昨日まで2日続けてリベラ.デル.デュエロのワインの話をしましたが、今月は他にも2種スペインのワインをグラスで開けています。
その内の一つは私にとっては思い出深い産地ムルシア県のフミリア(フミジャと読む人もいますが現地の人はフミリアと言っていました)のものです。
スペインは幾つかの産地を除いて、ごく最近まで国内消費専用か、他の国の日常消費用のバルクワインの生産しかしていませんでした。よって高級なワイン、名の売れたワインの生産は殆んど無かったといっていいと思います。
ところがプリオラートと言う産地で「4人組」と呼ばれる生産者が革命を起こし、無名の産地での高品質ワインが造られ始めます。
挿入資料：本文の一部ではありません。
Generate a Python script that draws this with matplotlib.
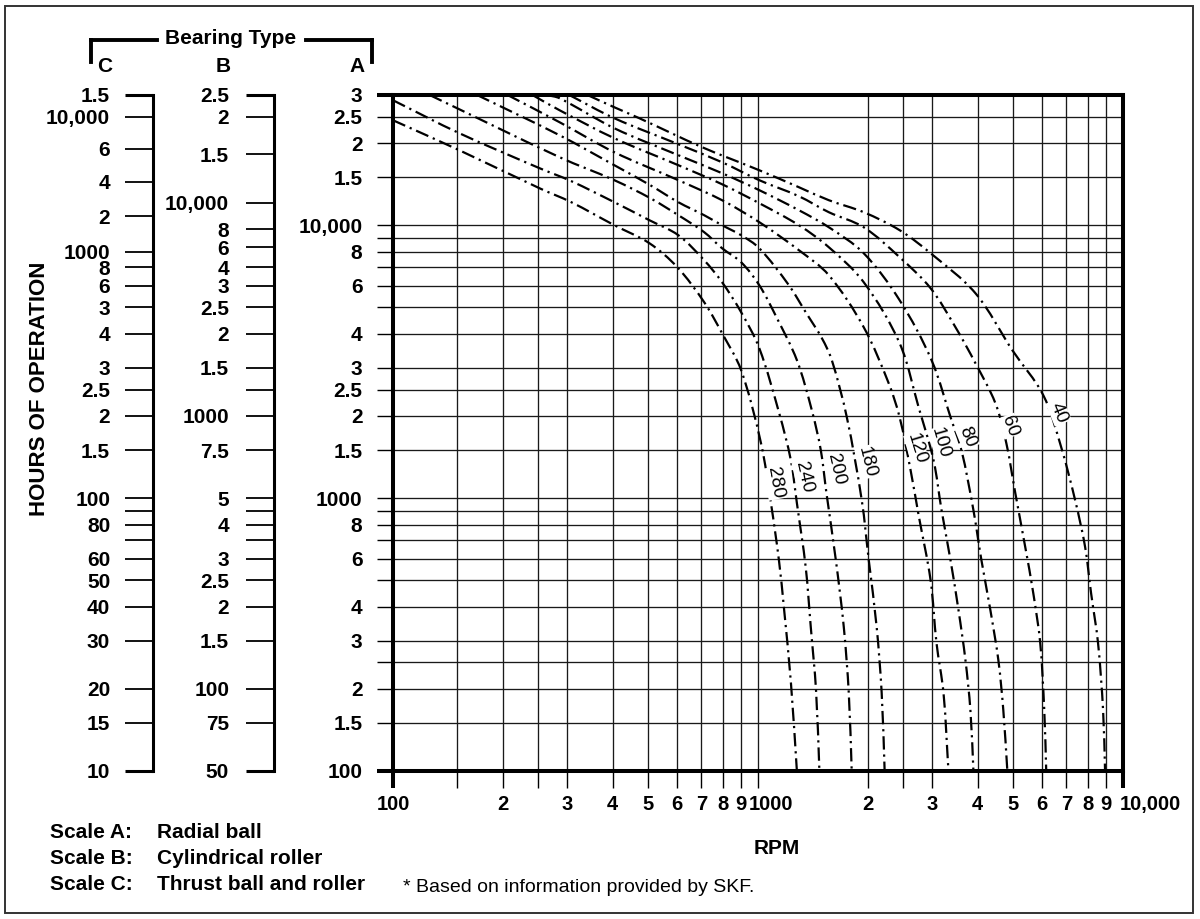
import matplotlib
matplotlib.use("Agg")
import numpy as np
import matplotlib.pyplot as plt
from matplotlib.lines import Line2D
from matplotlib.patches import Rectangle, PathPatch
from matplotlib.path import Path
from matplotlib.ticker import NullLocator
from matplotlib.transforms import ScaledTranslation

plt.rcParams['font.family'] = ['Liberation Sans', 'DejaVu Sans']

# ---------------- data ----------------
rpm_ticks = [100, 150, 200, 250, 300, 400, 500, 600, 700, 800, 900, 1000,
             2000, 2500, 3000, 4000, 5000, 6000, 7000, 8000, 9000, 10000]
rpm_labels = ['100', '', '2', '', '3', '4', '5', '6', '7', '8', '9', '1000',
              '2', '', '3', '4', '5', '6', '7', '8', '9', '10,000']

hours_ticks_a = [100, 150, 200, 250, 300, 400, 500, 600, 700, 800, 900, 1000,
                 1500, 2000, 2500, 3000, 4000, 5000, 6000, 7000, 8000, 9000,
                 10000, 15000, 20000, 25000, 30000]
hours_labels_a = ['100', '1.5', '2', '', '3', '4', '', '6', '', '8', '', '1000',
                  '1.5', '2', '2.5', '3', '4', '', '6', '', '8', '',
                  '10,000', '1.5', '2', '2.5', '3']

# Scale B (cylindrical roller): labels and the scale-A hours they sit against
scale_b_labels = ['2.5', '2', '1.5', '10,000', '8', '6', '4', '3', '2.5', '2',
                  '1.5', '', '1000', '7.5', '5', '', '4', '', '3', '2.5', '2',
                  '1.5', '100', '75', '50']
scale_b_hours_a = [30000, 25000, 18200, 12100, 9670, 8300, 7000, 6000, 5000,
                   4000, 3000, 2500, 2000, 1500, 1000, 900, 800, 700, 600, 500,
                   400, 300, 200, 150, 100]

# Scale C (thrust ball and roller)
scale_c_labels = ['1.5', '10,000', '6', '4', '2', '1000', '8', '6', '3', '4',
                  '3', '2.5', '2', '1.5', '100', '', '80', '', '60', '50', '40',
                  '30', '20', '15', '10']
scale_c_hours_a = [30000, 25000, 19100, 14400, 10800, 8000, 7000, 6000, 5000,
                   4000, 3000, 2500, 2000, 1500, 1000, 900, 800, 700, 600, 500,
                   400, 300, 200, 150, 100]

# Curves (RPM, hours on scale A)
rpm_40 = [341, 404, 473, 703, 1008, 1294, 1563, 1948, 2443, 2970, 3941, 4974,
          6046, 6770, 7393, 7876, 8175, 8544, 8819, 8930]
hrs_40 = [30000, 27050, 24660, 19310, 15900, 13780, 12350, 11160, 9590, 7895,
          5635, 3484, 2384, 1538, 983, 661, 449, 294, 167, 100]

rpm_60 = [304, 404, 605, 797, 1008, 1294, 1563, 1948, 2443, 2970, 3475, 3941,
          4470, 4790, 5069, 5398, 5677, 5933, 6085, 6161]
hrs_60 = [30000, 24660, 19800, 17010, 14620, 12770, 11160, 9830, 7634, 5878,
          4230, 3123, 2228, 1590, 1043, 661, 449, 294, 167, 100]

rpm_80 = [264, 286, 404, 605, 797, 1008, 1294, 1563, 1948, 2443, 2988, 3389,
          3609, 3892, 4093, 4331, 4555, 4700, 4821]
hrs_80 = [30000, 29190, 22660, 18050, 15510, 13440, 11350, 9830, 7895, 5313,
          3203, 1931, 1499, 904, 593, 389, 255, 167, 100]

rpm_100 = [241, 286, 404, 605, 797, 1008, 1294, 1563, 1948, 2443, 2754, 3026,
           3183, 3368, 3542, 3701, 3819, 3892]
hrs_100 = [30000, 26380, 20830, 16590, 14130, 12040, 10000, 8306, 6183, 3697,
           2154, 1378, 904, 593, 389, 255, 167, 100]

rpm_120 = [206, 286, 404, 605, 797, 1008, 1294, 1563, 1948, 2280, 2443, 2618,
           2754, 2970, 3084, 3223, 3325]
hrs_120 = [30000, 23840, 18510, 14620, 12350, 10260, 8100, 6560, 4230, 2638,
           1980, 1267, 867, 501, 294, 193, 100]

rpm_180 = [170, 286, 404, 507, 605, 712, 797, 899, 1008, 1215, 1351, 1496,
           1593, 1751, 1924, 2011, 2114, 2182, 2223]
hrs_180 = [30000, 21360, 16590, 14010, 12140, 10880, 10000, 9190, 8236, 6028,
           4800, 3856, 3203, 1980, 983, 593, 337, 193, 100]

rpm_200 = [126, 286, 404, 507, 605, 712, 797, 899, 1008, 1127, 1278, 1404,
           1486, 1540, 1634, 1718, 1773, 1806]
hrs_200 = [30000, 17750, 14620, 12560, 10880, 9430, 8236, 7317, 6028, 4563,
           3203, 2101, 1499, 1043, 593, 337, 193, 100]

rpm_240 = [100, 152, 252, 308, 404, 504, 605, 712, 797, 899, 1008, 1143, 1230,
           1278, 1351, 1395, 1442, 1473]
hrs_240 = [28700, 21730, 16180, 14500, 12140, 10430, 9190, 7441, 6183, 4800,
           3544, 2048, 1378, 959, 559, 337, 198, 100]

rpm_280 = [100, 152, 252, 308, 404, 504, 601, 712, 797, 899, 1019, 1085, 1141,
           1178, 1231, 1278]
hrs_280 = [24240, 18820, 13660, 12140, 10000, 8590, 7018, 5223, 4021, 2944,
           1590, 959, 593, 395, 210, 100]

curve_names = ['40', '60', '80', '100', '120', '180', '200', '240', '280']
curve_rpm = [rpm_40, rpm_60, rpm_80, rpm_100, rpm_120, rpm_180, rpm_200, rpm_240, rpm_280]
curve_hrs = [hrs_40, hrs_60, hrs_80, hrs_100, hrs_120, hrs_180, hrs_200, hrs_240, hrs_280]

# where each curve label sits (RPM, hours) and its angle
label_rpm = [6685, 4882, 3749, 3162, 2719, 1986, 1634, 1336, 1113]
label_hrs = [2048, 1835, 1673, 1590, 1512, 1355, 1277, 1194, 1135]
label_rot = [-68, -70, -68, -74, -73, -76, -77, -77, -80]

scale_names = ['Scale A:', 'Scale B:', 'Scale C:']
bearing_types = ['Radial ball', 'Cylindrical roller', 'Thrust ball and roller']

# ---------------- figure ----------------
W, H = 1200, 919
fig = plt.figure(figsize=(W / 100, H / 100), dpi=100)


def fx(px):
    return px / W


def fy(py):
    return 1 - py / H


L, R, T, B = 393, 1123, 95, 771
ax = fig.add_axes([fx(L), fy(B), (R - L) / W, (B - T) / H])
ax.set_xscale('log')
ax.set_yscale('log')
ax.set_xlim(100, 10000)
ax.set_ylim(100, 30000)
ax.set_xticks(rpm_ticks)
ax.set_xticklabels(rpm_labels)
ax.set_yticks(hours_ticks_a)
ax.set_yticklabels(hours_labels_a)
ax.xaxis.set_minor_locator(NullLocator())
ax.yaxis.set_minor_locator(NullLocator())
ax.grid(True, which='major', color='#1a1a1a', lw=0.95)
ax.set_axisbelow(True)
for s in ax.spines.values():
    s.set_linewidth(2.9)
ax.tick_params(axis='x', direction='out', length=12.2, width=1.0, pad=5,
               labelsize=14.5)
ax.tick_params(axis='y', direction='out', length=11.5, width=1.0, pad=10.5,
               labelsize=15)
for lab in ax.get_xticklabels() + ax.get_yticklabels():
    lab.set_fontweight('bold')
for t in ax.xaxis.get_major_ticks():
    if t.get_loc() in (100, 10000):
        t.tick1line.set_markeredgewidth(2.9)
for t in ax.yaxis.get_major_ticks():
    if t.get_loc() in (100, 30000):
        t.tick1line.set_markeredgewidth(2.9)
xl = ax.get_xticklabels()
for lab, txt in zip(xl, rpm_labels):
    if txt == '10,000':
        lab.set_horizontalalignment('left')
        lab.set_transform(lab.get_transform() +
                          ScaledTranslation(-3 / 100, 0, fig.dpi_scale_trans))
    elif txt == '1000':
        lab.set_horizontalalignment('left')
        lab.set_transform(lab.get_transform() +
                          ScaledTranslation(-9 / 100, 0, fig.dpi_scale_trans))

# smooth rendering of each read curve (cubic Bezier through the read points,
# built in log space so it follows the log axes)
ax_w_px = (R - L)
ax_h_px = (B - T)
sx = ax_w_px / (np.log10(10000) - np.log10(100))
sy = ax_h_px / (np.log10(30000) - np.log10(100))


def smooth_path(xs, ys):
    P = np.column_stack([np.log10(xs) * sx, np.log10(ys) * sy])
    n = len(P)
    tang = []
    for i in range(n):
        if i == 0:
            d = P[1] - P[0]
        elif i == n - 1:
            d = P[-1] - P[-2]
        else:
            d = P[i + 1] - P[i - 1]
        tang.append(d / np.hypot(*d))
    verts = [P[0]]
    codes = [Path.MOVETO]
    for i in range(n - 1):
        seg = np.hypot(*(P[i + 1] - P[i])) / 3.0
        verts += [P[i] + tang[i] * seg, P[i + 1] - tang[i + 1] * seg, P[i + 1]]
        codes += [Path.CURVE4] * 3
    V = np.array(verts)
    V = np.column_stack([10 ** (V[:, 0] / sx), 10 ** (V[:, 1] / sy)])
    return Path(V, codes)


for rp, hr in zip(curve_rpm, curve_hrs):
    ax.add_patch(PathPatch(smooth_path(rp, hr), fill=False, edgecolor='black',
                           lw=1.6, linestyle=(0, (6, 2.2, 1, 2.2)),
                           capstyle='butt', zorder=3))

for name, xr, yh, rot in zip(curve_names, label_rpm, label_hrs, label_rot):
    ax.text(xr, yh, name, rotation=rot, rotation_mode='anchor', ha='center',
            va='center', fontsize=13.5, zorder=4,
            bbox=dict(facecolor='white', edgecolor='none', pad=0.4))


# side scales B and C
def side_scale(x_px, ticks, labels, pad):
    a = fig.add_axes([fx(x_px), fy(B), 1e-5, (B - T) / H])
    a.set_yscale('log')
    a.set_ylim(100, 30000)
    a.set_yticks(ticks)
    a.set_yticklabels(labels)
    a.yaxis.set_minor_locator(NullLocator())
    a.xaxis.set_visible(False)
    for k in ('top', 'right', 'bottom'):
        a.spines[k].set_visible(False)
    a.spines['left'].set_linewidth(2.2)
    a.patch.set_visible(False)
    a.tick_params(axis='y', direction='out', length=20.3, width=1.3, pad=pad,
                  labelsize=15)
    for lab in a.get_yticklabels():
        lab.set_fontweight('bold')
    for t in a.yaxis.get_major_ticks():
        if t.get_loc() in (100, 30000):
            t.tick1line.set_markeredgewidth(2.2)
    return a


side_scale(153, scale_c_hours_a, scale_c_labels, 10.5)
side_scale(274, scale_b_hours_a, scale_b_labels, 12)

# header bracket
for (x0, y0, x1, y1) in [(91, 40, 157, 40), (306, 40, 372, 40),
                         (91, 40, 91, 62), (372, 40, 372, 62)]:
    fig.add_artist(Line2D([fx(x0), fx(x1)], [fy(y0), fy(y1)], lw=2.8,
                          color='black', solid_capstyle='projecting',
                          transform=fig.transFigure))
fig.text(fx(231), fy(39), 'Bearing Type', ha='center', va='center',
         fontsize=15, fontweight='bold')
for letter, xp in zip(['C', 'B', 'A'], [105, 223, 357]):
    fig.text(fx(xp), fy(67), letter, ha='center', va='center', fontsize=15,
             fontweight='bold')

fig.text(fx(40), fy(389), 'HOURS OF OPERATION', rotation=90, ha='center',
         va='center', fontsize=16, fontweight='bold')
fig.text(fx(777), fy(849), 'RPM', ha='center', va='center', fontsize=15,
         fontweight='bold')
fig.text(fx(403), fy(888), '* Based on information provided by SKF.',
         ha='left', va='center', fontsize=14)

for i, (sn, bt) in enumerate(zip(scale_names, bearing_types)):
    yy = 832 + i * 26.5
    fig.text(fx(50), fy(yy), sn, ha='left', va='center', fontsize=15,
             fontweight='bold')
    fig.text(fx(157), fy(yy), bt, ha='left', va='center', fontsize=15,
             fontweight='bold')

fig.patches.append(Rectangle((fx(5), fy(913)), 1188 / W, 907 / H,
                             transform=fig.transFigure, fill=False, lw=1.4,
                             edgecolor='#333333'))

fig.savefig('out.png', dpi=100)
その一つがフミリアです。ここでは1990年前位からやっと本格的な生産に至っています。
地中海から少し内陸に入った非常に雨の少ない産地では旱魃に強い葡萄の代表モナストレル=フランスではムールヴェードルと呼ぶ=が中心品種です。
エンバソ(フランスではゴブレと呼ばれる)=垣根なしの自立させた低い仕立て=で水分を無駄にしないように育てられます。
雨が少ないと根は深く入りミネラルの骨格が酸の少なさを補います。
良いタイミングで収穫されると、深みのあるボディ豊かな、しかも柔らかさのあるワインが生まれます。
今月のはサンイシドロというワイナリーの93年のものです。熟成も18年目を迎え「グラスワインにして大丈夫?」と思いましたが無駄な心配でした。澱も出荷前に引き抜いていますので問題ありません。モナストレルの魅力が充分に出ています。
それと、有名でなかった産地のチャームポイントは安い、と言う事でしょう。18年前のワインなら高そうですが、普通の価格です。グラス1,000円。
暑いスペインの典型的な味わい、モナストレルの昇華した味わいをお楽しみください。